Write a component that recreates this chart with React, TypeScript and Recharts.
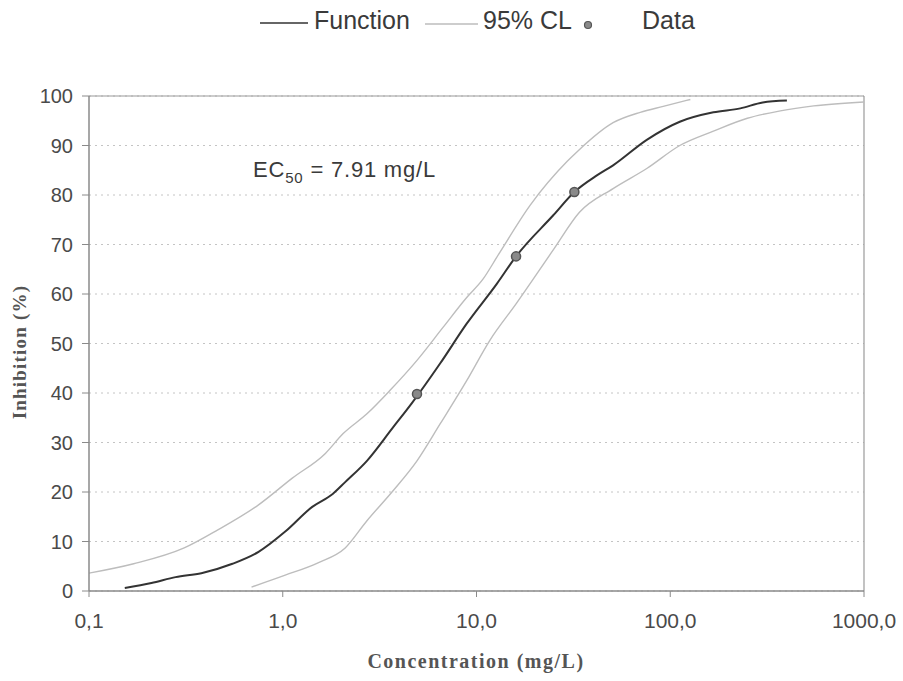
import React from "react"
import {
  ComposedChart,
  Line,
  Scatter,
  XAxis,
  YAxis,
  CartesianGrid,
  ReferenceLine,
  Legend,
  Label,
  Customized,
} from "recharts"

// fitted dose-response curve
const fnConc = [0.153, 0.21, 0.28, 0.38, 0.55, 0.75, 1.03, 1.42, 1.81, 2.1, 2.72, 3.7, 4.63, 6.5, 8.9, 12.7, 16, 24.9, 32, 42, 50.7, 76, 112, 167, 230, 300, 400]
const fnInhib = [0.6, 1.6, 2.8, 3.6, 5.5, 7.9, 12, 17, 19.6, 22, 26.3, 33, 37.9, 46, 54, 62, 67.6, 75.9, 80.6, 84, 86, 91.2, 94.8, 96.7, 97.5, 98.7, 99.1]

// 95% confidence limits
const upperConc = [0.1, 0.17, 0.31, 0.46, 0.75, 1.12, 1.66, 2.05, 2.72, 3.57, 4.93, 6.7, 8.9, 10.8, 13, 18.9, 29.4, 33.6, 50.7, 70, 92, 127]
const upperInhib = [3.6, 5.5, 8.7, 12.3, 17.4, 22.8, 27.8, 31.8, 35.8, 40.5, 46.6, 53.2, 59.3, 63, 68, 77.9, 86.8, 89, 94.6, 96.7, 97.9, 99.3]
const lowerConc = [0.69, 1.03, 1.52, 2.1, 2.72, 3.7, 4.93, 6.5, 8.9, 11.7, 16, 25, 34, 50.7, 76, 112, 167, 250, 370, 550, 1000]
const lowerInhib = [0.8, 3.2, 5.7, 8.7, 14.2, 20.2, 26.3, 33.8, 42.5, 50.6, 58, 69, 76.5, 81.3, 85.4, 90, 92.9, 95.5, 97, 98, 98.8]

// measured points
const dataConc = [4.93, 16, 32]
const dataInhib = [39.8, 67.6, 80.6]

const xTicks = [0.1, 1, 10, 100, 1000]
const xTickLabels = ["0,1", "1,0", "10,0", "100,0", "1000,0"]
const yTicks = [0, 10, 20, 30, 40, 50, 60, 70, 80, 90, 100]

const pairs = (xs: number[], ys: number[]) => xs.map((x, i) => ({ x, y: ys[i] }))

const fnData = pairs(fnConc, fnInhib)
const upperData = pairs(upperConc, upperInhib)
const lowerData = pairs(lowerConc, lowerInhib)
const pointData = pairs(dataConc, dataInhib)

const sans = "'Liberation Sans', Arial, sans-serif"
const serif = "'Liberation Serif', 'Times New Roman', serif"
const clColor = "#bdbdbd"
const fnColor = "#333333"

function LegendBox() {
  return (
    <svg width={903} height={40} style={{ display: "block" }}>
      <line x1={260} y1={23} x2={308} y2={23} stroke={fnColor} strokeWidth={1.5} />
      <text x={314} y={29} fontSize={25} fill="#3a3a3a" fontFamily={sans}>Function</text>
      <line x1={425} y1={24} x2={478} y2={24} stroke={clColor} strokeWidth={1.3} />
      <text x={483} y={29} fontSize={25} fill="#3a3a3a" fontFamily={sans}>95% CL</text>
      <circle cx={588} cy={25} r={3.5} fill="#8a8a8a" stroke="#555" strokeWidth={1.2} />
      <text x={642} y={29} fontSize={25} fill="#3a3a3a" fontFamily={sans}>Data</text>
    </svg>
  )
}

function Ec50Note() {
  return (
    <text x={253} y={177} fontSize={22} fill="#3a3a3a" fontFamily={sans} letterSpacing={0.8}>
      EC
      <tspan fontSize={15} dy={6}>50</tspan>
      <tspan dy={-6}> = 7.91 mg/L</tspan>
    </text>
  )
}

export default function App() {
  return (
    <div style={{ position: "absolute", left: 0, top: 0, width: 903, height: 681, background: "#fff" }}>
      {/* legend box height (40) is added to the top margin by recharts */}
      <ComposedChart width={903} height={681} margin={{ top: 56, right: 39, bottom: 0, left: 0 }}>
        <CartesianGrid vertical={false} stroke="#c4c4c4" strokeDasharray="2 4" />
        <XAxis
          type="number"
          dataKey="x"
          scale="log"
          domain={[0.1, 1000]}
          ticks={xTicks}
          allowDataOverflow
          height={90}
          tickSize={6}
          tickMargin={16}
          tickFormatter={(v: number) => xTickLabels[xTicks.indexOf(v)] ?? String(v)}
          tick={{ fill: "#4a4a4a", fontSize: 21, fontFamily: sans }}
          axisLine={{ stroke: "#8a8a8a", strokeWidth: 1.5 }}
          tickLine={{ stroke: "#8a8a8a" }}
        >
          <Label
            content={() => (
              <text x={476} y={668} textAnchor="middle" fontSize={20} fontWeight="bold" fill="#555" fontFamily={serif} letterSpacing={1.5}>
                Concentration (mg/L)
              </text>
            )}
          />
        </XAxis>
        <YAxis
          type="number"
          dataKey="y"
          domain={[0, 100]}
          ticks={yTicks}
          width={89}
          tickSize={7}
          tickMargin={9}
          tick={{ fill: "#4a4a4a", fontSize: 20, fontFamily: sans }}
          axisLine={{ stroke: "#8a8a8a", strokeWidth: 1.5 }}
          tickLine={{ stroke: "#8a8a8a" }}
        >
          <Label
            content={() => (
              <text
                x={19}
                y={352}
                transform="rotate(-90 19 352)"
                textAnchor="middle"
                dominantBaseline="central"
                fontSize={19}
                fontWeight="bold"
                fill="#555"
                fontFamily={serif}
                letterSpacing={1.2}
              >
                Inhibition (%)
              </text>
            )}
          />
        </YAxis>
        <ReferenceLine y={100} stroke="#9a9a9a" strokeWidth={1.2} />
        <ReferenceLine x={1000} stroke="#9a9a9a" strokeWidth={1.2} />
        <Legend
          verticalAlign="top"
          content={() => <LegendBox />}
          wrapperStyle={{ position: "absolute", top: 0, left: 0, width: 903, height: 40 }}
        />
        <Line data={upperData} dataKey="y" name="95% CL" type="monotone" stroke={clColor} strokeWidth={1.4} dot={false} isAnimationActive={false} />
        <Line data={lowerData} dataKey="y" name="95% CL lower" type="monotone" stroke={clColor} strokeWidth={1.4} dot={false} isAnimationActive={false} legendType="none" />
        <Line data={fnData} dataKey="y" name="Function" type="monotone" stroke={fnColor} strokeWidth={2} dot={false} isAnimationActive={false} />
        <Scatter data={pointData} dataKey="y" name="Data" fill="#8a8a8a" stroke="#555" strokeWidth={1.5} shape="circle" isAnimationActive={false} />
        <Customized component={<Ec50Note />} />
      </ComposedChart>
    </div>
  )
}
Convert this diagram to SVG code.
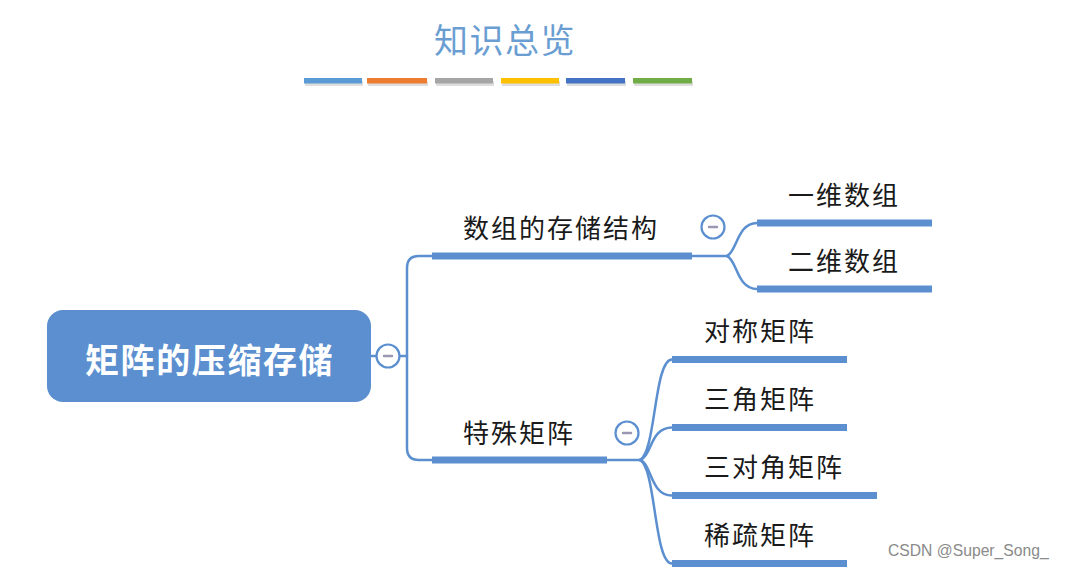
<svg xmlns="http://www.w3.org/2000/svg" width="1065" height="571" viewBox="0 0 1065 571">
<style>
.lbl{font-family:"Noto Sans CJK SC","Noto Sans",sans-serif;font-size:26px;fill:#1a1a1a;letter-spacing:2px}
.bar{fill:#5b8fd0}
.ln{fill:none;stroke:#5b8fd0;stroke-width:2.5;stroke-linecap:round}
.tog circle{fill:#fff;stroke:#5b8fd0;stroke-width:2.2}
.tog line{stroke:#9a97b3;stroke-width:2.5;stroke-linecap:round}
</style>
<rect width="1065" height="571" fill="#fff"/>
<g id="title">
<text x="434" y="53" font-family="Noto Sans CJK SC,sans-serif" font-size="34" letter-spacing="1.5" fill="#6a9ed2">知识总览</text>
<g id="colorbars">
<g fill="#d6d6d6" opacity="0.8">
<rect x="305" y="81" width="58" height="5"/><rect x="368" y="81" width="60" height="5"/><rect x="436" y="81" width="58" height="5"/><rect x="502" y="81" width="58" height="5"/><rect x="567" y="81" width="59" height="5"/><rect x="634" y="81" width="59" height="5"/>
</g>
<rect x="304" y="78" width="58" height="5.5" fill="#5b9bd5"/>
<rect x="367" y="78" width="60" height="5.5" fill="#ed7d31"/>
<rect x="435" y="78" width="58" height="5.5" fill="#a5a5a5"/>
<rect x="501" y="78" width="58" height="5.5" fill="#ffc000"/>
<rect x="566" y="78" width="59" height="5.5" fill="#4472c4"/>
<rect x="633" y="78" width="59" height="5.5" fill="#70ad47"/>
</g>
</g>
<g id="connectors">
<path class="ln" d="M371 356 H377 M399 356 H407"/>
<path class="ln" d="M432 256 H419 Q407 256 407 268 V448 Q407 460 419 460 H432"/>
<path class="ln" d="M692 256 H727"/>
<path class="ln" d="M727 256 C737 252 737 223 757 223"/>
<path class="ln" d="M727 256 C737 260 737 289 757 289"/>
<path class="ln" d="M607 460 H640"/>
<path class="ln" d="M640 460 C656 452 654 359.5 672 359.5"/>
<path class="ln" d="M640 460 C652 456 650 427.5 672 427.5"/>
<path class="ln" d="M640 460 C652 464 650 495.5 672 495.5"/>
<path class="ln" d="M640 460 C656 468 654 563.5 672 563.5"/>
</g>
<g id="root">
<rect x="47" y="310" width="324" height="92" rx="16" fill="#5b8fd0"/>
<text x="85" y="373" font-family="Noto Sans CJK SC,sans-serif" font-size="34" font-weight="bold" letter-spacing="1.6" fill="#fff">矩阵的压缩存储</text>
<g class="tog"><circle cx="388" cy="356" r="11.5"/><line x1="384" y1="356" x2="392" y2="356"/></g>
</g>
<g id="n-array">
<text class="lbl" x="463" y="238">数组的存储结构</text>
<rect class="bar" x="432" y="252.5" width="260" height="7"/>
<g class="tog"><circle cx="713" cy="227" r="11.5"/><line x1="709" y1="227" x2="717" y2="227"/></g>
</g>
<g id="n-1d">
<text class="lbl" x="788" y="205">一维数组</text>
<rect class="bar" x="757" y="219.5" width="175" height="7"/>
</g>
<g id="n-2d">
<text class="lbl" x="788" y="271">二维数组</text>
<rect class="bar" x="757" y="285.5" width="175" height="7"/>
</g>
<g id="n-special">
<text class="lbl" x="463" y="443">特殊矩阵</text>
<rect class="bar" x="432" y="456.5" width="175" height="7"/>
<g class="tog"><circle cx="627" cy="433" r="11.5"/><line x1="623" y1="433" x2="631" y2="433"/></g>
</g>
<g id="n-sym">
<text class="lbl" x="704" y="341">对称矩阵</text>
<rect class="bar" x="672" y="356" width="175" height="7"/>
</g>
<g id="n-tri">
<text class="lbl" x="704" y="409">三角矩阵</text>
<rect class="bar" x="672" y="424" width="175" height="7"/>
</g>
<g id="n-tridiag">
<text class="lbl" x="704" y="477">三对角矩阵</text>
<rect class="bar" x="672" y="492" width="205" height="7"/>
</g>
<g id="n-sparse">
<text class="lbl" x="704" y="545">稀疏矩阵</text>
<rect class="bar" x="672" y="560" width="175" height="7"/>
</g>
<text x="888" y="556" font-family="Liberation Sans,Arial,sans-serif" font-size="15.7" fill="#8a8a8a">CSDN @Super_Song_</text>
</svg>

• • • • • • •

• _To do_
Your task is to restate word for word the lines from the top of the data to the line containing "97.5, 98.7, 99.1]", both ends included, with every picture left out.

• _Written reply_
Write a component that recreates this chart with React, TypeScript and Recharts.
import React from "react"
import {
  ComposedChart,
  Line,
  Scatter,
  XAxis,
  YAxis,
  CartesianGrid,
  ReferenceLine,
  Legend,
  Label,
  Customized,
} from "recharts"

// fitted dose-response curve
const fnConc = [0.153, 0.21, 0.28, 0.38, 0.55, 0.75, 1.03, 1.42, 1.81, 2.1, 2.72, 3.7, 4.63, 6.5, 8.9, 12.7, 16, 24.9, 32, 42, 50.7, 76, 112, 167, 230, 300, 400]
const fnInhib = [0.6, 1.6, 2.8, 3.6, 5.5, 7.9, 12, 17, 19.6, 22, 26.3, 33, 37.9, 46, 54, 62, 67.6, 75.9, 80.6, 84, 86, 91.2, 94.8, 96.7, 97.5, 98.7, 99.1]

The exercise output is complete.